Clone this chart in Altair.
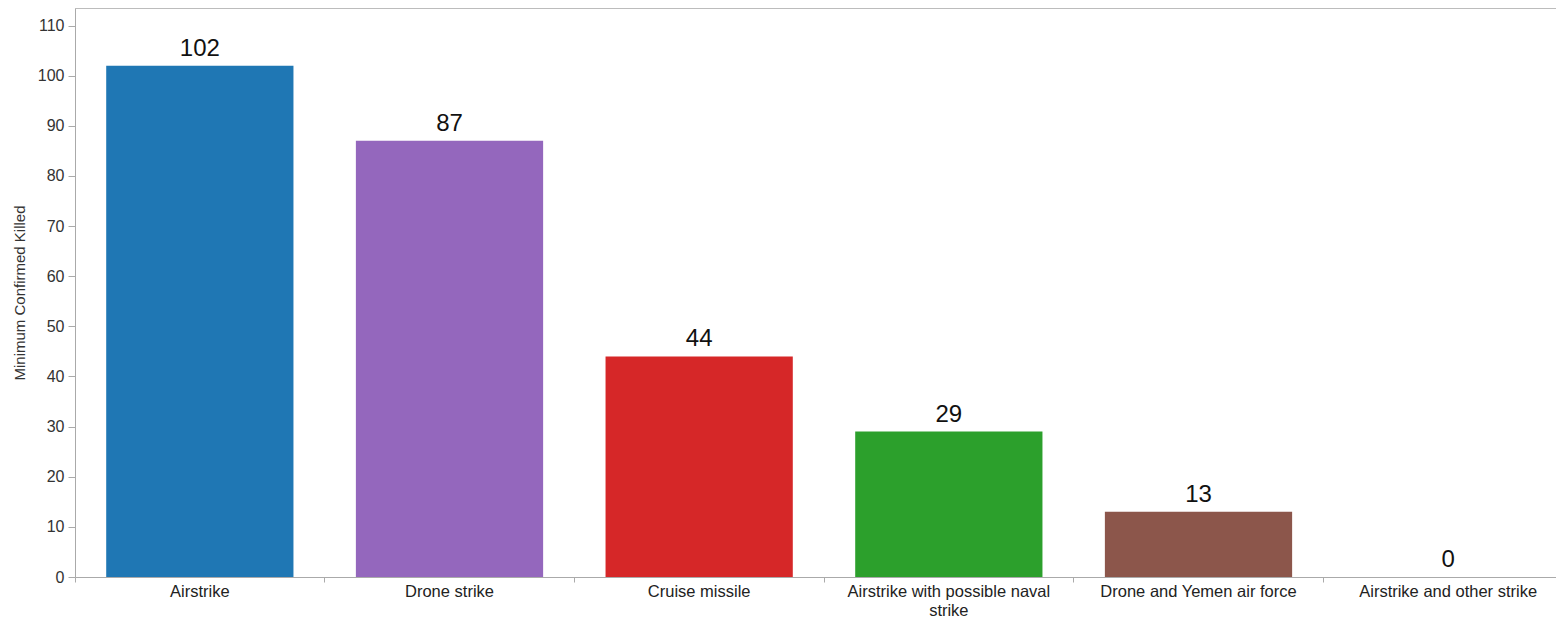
import altair as alt
import pandas as pd

categories = ["Airstrike", "Drone strike", "Cruise missile",
              "Airstrike with possible naval strike",
              "Drone and Yemen air force", "Airstrike and other strike"]
killed = [102, 87, 44, 29, 13, 0]
colors = ["#1f77b4", "#9467bd", "#d62728", "#2ca02c", "#8c564b", "#ff7f0e"]
y_ticks = list(range(0, 111, 10))

df = pd.DataFrame({"Strike": categories, "Killed": killed})

FONT = "Liberation Sans"
STEP = 1498 / 6.0
PAD_INNER = 0.25
BANDWIDTH = STEP * (1 - PAD_INNER)

x_enc = alt.X(
    "Strike:N",
    sort=categories,
    title=None,
    scale=alt.Scale(range=[0, 1498], paddingInner=PAD_INNER, paddingOuter=0.125),
    axis=alt.Axis(
        labelAngle=0,
        labelFontSize=16.5,
        labelColor="#222222",
        labelFont=FONT,
        labelPadding=1,
        labelLimit=400,
        labelLineHeight=19,
        bandPosition=-(STEP * PAD_INNER / 2) / BANDWIDTH,
        tickColor="#aaaaaa",
        tickSize=5,
        domainColor="#aaaaaa",
        labelExpr="datum.value == 'Airstrike with possible naval strike' ? ['Airstrike with possible naval', 'strike'] : datum.label",
    ),
)

y_enc = alt.Y(
    "Killed:Q",
    title="Minimum Confirmed Killed",
    scale=alt.Scale(domain=[0, 113.5], nice=False),
    axis=alt.Axis(
        values=y_ticks,
        grid=False,
        labelFontSize=16,
        labelColor="#333333",
        labelFont=FONT,
        labelPadding=4,
        tickColor="#aaaaaa",
        tickSize=7,
        domainColor="#aaaaaa",
        titleFontSize=15,
        titleFont=FONT,
        titleFontWeight="normal",
        titleColor="#333333",
        titlePadding=10,
    ),
)

base = alt.Chart(df)

bars = base.mark_bar().encode(
    x=x_enc,
    y=y_enc,
    color=alt.Color("Strike:N", scale=alt.Scale(domain=categories, range=colors), legend=None),
)

labels = base.mark_text(baseline="alphabetic", dy=-10, fontSize=24, font=FONT, color="#111111").encode(
    x=alt.X("Strike:N", sort=categories),
    y=alt.Y("Killed:Q"),
    text="Killed:Q",
)

top_line = alt.Chart(df).mark_rule(color="#bbbbbb", strokeWidth=1).encode(
    x=alt.value(0), x2=alt.value(1500), y=alt.value(0)
)

chart = alt.layer(bars, labels, top_line).properties(
    width=1481,
    height=569,
    autosize=alt.AutoSizeParams(type="none"),
    padding={"left": 67, "top": 0, "right": 0, "bottom": 40},
).configure_view(stroke=None).configure(background="white")

chart.save("out.html", embed_options={"renderer": "svg", "actions": False})
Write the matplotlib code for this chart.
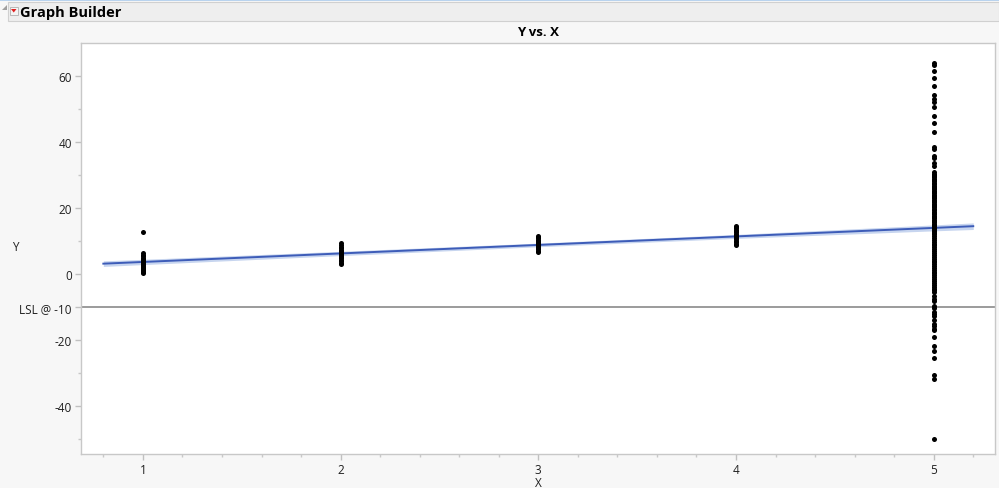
import numpy as np
import matplotlib
matplotlib.use("Agg")
import matplotlib.pyplot as plt
from matplotlib.patches import Rectangle, Polygon
from matplotlib.ticker import FixedLocator, MultipleLocator

# ---------------- data ----------------
x_levels = [1, 2, 3, 4, 5]
y_at_x1 = [0.2, 0.6, 1.0, 1.3, 1.6, 1.9, 2.2, 2.5, 2.8, 3.0, 3.3, 3.6, 3.9, 4.2,
           4.6, 5.0, 5.4, 5.8, 6.3, 12.6]
y_at_x2 = [3.0, 3.5, 4.0, 4.4, 4.8, 5.2, 5.5, 5.8, 6.1, 6.4, 6.7, 7.0, 7.4, 7.8,
           8.2, 8.7, 9.3]
y_at_x3 = [6.7, 7.1, 7.5, 7.9, 8.2, 8.5, 8.8, 9.1, 9.4, 9.7, 10.0, 10.4, 10.8,
           11.2, 11.5]
y_at_x4 = [8.7, 9.2, 9.7, 10.1, 10.5, 10.9, 11.3, 11.6, 11.9, 12.2, 12.6, 13.0,
           13.4, 13.9, 14.4, 14.7]
y_at_x5 = [63.9, 63.2, 61.6, 59.3, 56.9, 54.2, 53.0, 52.0, 50.5, 48.0, 45.8, 43.1,
           38.4, 37.8, 35.9, 35.3, 33.8, 32.8,
           30.9, 30.4, 30.1, 29.6, 29.3, 28.8, 28.5, 28.2, 27.7, 27.3, 26.8, 26.5,
           26.2, 25.8, 25.3, 24.9, 24.6, 24.1, 23.7, 23.4, 22.9, 22.5, 22.2, 21.7,
           21.3, 20.8, 20.5, 20.2, 19.7, 19.3, 18.8, 18.5, 18.1, 17.6, 17.3, 16.9,
           16.5, 16.2, 15.7, 15.3, 14.8, 14.5, 14.1, 13.7, 13.2, 12.9, 12.5, 12.1,
           11.5, 10.9, 10.4, 9.8, 9.2, 8.7, 8.1, 7.5, 7.0, 6.4, 5.8, 5.3, 4.7, 4.1,
           3.6, 3.0, 2.4, 1.9, 1.3, 0.7, 0.2, -0.4, -1.0, -1.5, -2.1, -2.7, -3.2,
           -3.8, -4.4, -4.9, -5.5,
           -6.6, -7.4, -8.1, -9.6, -10.4, -11.6, -12.1, -12.8, -13.8, -15.2, -15.6,
           -16.7, -16.9, -19.2, -21.9, -23.2, -25.5, -30.5, -31.8, -50.0]

lsl_value = -10
lsl_label = "LSL @ -10"
y_major_ticks = [-40, -20, 0, 20, 40, 60]
y_minor_ticks = [-50, -30, 10, 30, 50]
x_ticks = [1, 2, 3, 4, 5]
fit_range = [0.8, 5.2]
# confidence band half-width
band_x = [0.8, 1.0, 2.0, 3.0, 4.0, 5.0, 5.2]
band_halfwidth = [0.85, 0.8, 0.65, 0.55, 0.6, 0.9, 1.0]

title = "Y vs. X"
header = "Graph Builder"

# ---------------- figure ----------------
W, H = 999, 489
plt.rcParams['font.family'] = ['Open Sans', 'DejaVu Sans']
fig = plt.figure(figsize=(W / 100, H / 100), dpi=100, facecolor='#f7f7f7')


def fx(px):
    return px / W


def fy(py):
    return 1 - py / H


# header bar
fig.patches.append(Rectangle((fx(0), fy(1.5)), 1, 1.5 / H, transform=fig.transFigure,
                             facecolor='#b9d3ee', edgecolor='none'))
fig.patches.append(Rectangle((fx(8), fy(22)), fx(991), 19 / H, transform=fig.transFigure,
                             facecolor='#eeeeee', edgecolor='#d0d0d0', lw=0.8))
fig.patches.append(Polygon([[fx(2), fy(11)], [fx(7), fy(11)], [fx(7), fy(6)]],
                           closed=True, transform=fig.transFigure,
                           facecolor='#a0a0a0', edgecolor='none'))
fig.patches.append(Rectangle((fx(9.5), fy(16)), 8 / W, 8 / H, transform=fig.transFigure,
                             facecolor='#f4f4f4', edgecolor='#b0b0b0', lw=0.6))
fig.patches.append(Polygon([[fx(11), fy(10)], [fx(16.5), fy(10)], [fx(13.75), fy(13.5)]],
                           closed=True, transform=fig.transFigure,
                           facecolor='#e02020', edgecolor='none'))
fig.text(fx(20), fy(12.5), header, fontsize=10.5, fontweight='bold',
         ha='left', va='center', color='black')

# plot axes
left, right, top, bottom = 81, 995, 44, 455
ax = fig.add_axes([fx(left), fy(bottom), (right - left) / W, (bottom - top) / H])
ax.set_facecolor('white')
ax.set_xlim(0.687, 5.31)
ax.set_ylim(-54.5, 70)

for s in ax.spines.values():
    s.set_color('#c8c8c8')
    s.set_linewidth(1.0)

# fit computed from the points
xs = np.concatenate([[x_levels[i]] * len(v) for i, v in
                     enumerate([y_at_x1, y_at_x2, y_at_x3, y_at_x4, y_at_x5])])
ys = np.concatenate([y_at_x1, y_at_x2, y_at_x3, y_at_x4, y_at_x5])
slope, intercept = np.polyfit(xs, ys, 1)
bx = np.array(band_x)
bfit = intercept + slope * bx
ax.fill_between(bx, bfit - np.array(band_halfwidth), bfit + np.array(band_halfwidth),
                color='#c7d5ef', lw=0, zorder=2)
fx_line = np.array(fit_range)
ax.plot(fx_line, intercept + slope * fx_line, color='#3d5cb8', lw=1.4, zorder=3)

# LSL reference line
ax.axhline(lsl_value, color='#8a8a8a', lw=1.2, zorder=2.5)

# points
ax.scatter(xs, ys, s=13, color='black', linewidths=0, zorder=4)

# ticks
yt = sorted(y_major_ticks + [lsl_value])
ax.yaxis.set_major_locator(FixedLocator(yt))
ax.set_yticklabels([lsl_label if v == lsl_value else f"{v:g}" for v in yt])
ax.yaxis.set_minor_locator(FixedLocator(y_minor_ticks))
ax.xaxis.set_major_locator(FixedLocator(x_ticks))
ax.set_xticklabels([str(v) for v in x_ticks])
ax.xaxis.set_minor_locator(MultipleLocator(0.2))

ax.tick_params(axis='both', which='major', length=4, width=1, color='#c0c0c0',
               labelsize=8.5, labelcolor='#202020', pad=2.5)
ax.tick_params(axis='both', which='minor', length=2.5, width=1, color='#c8c8c8')

# title and axis labels
fig.text(fx((left + right) / 2), fy(33), title, fontsize=9.5, fontweight='bold',
         ha='center', va='center')
fig.text(fx(15), fy(248), "Y", fontsize=8.5, ha='center', va='center', color='#202020')
fig.text(fx((left + right) / 2), fy(483.5), "X", fontsize=8.5, ha='center', va='center',
         color='#202020')

fig.savefig("out.png", dpi=100, facecolor=fig.get_facecolor())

◆ Problem statement
Repeat the listing above from its first line through the line that contains "import pandas as pd", both included, and nothing more. Drop the pictures.

◆ Solution for this task
Clone this chart in Altair.
import altair as alt
import pandas as pd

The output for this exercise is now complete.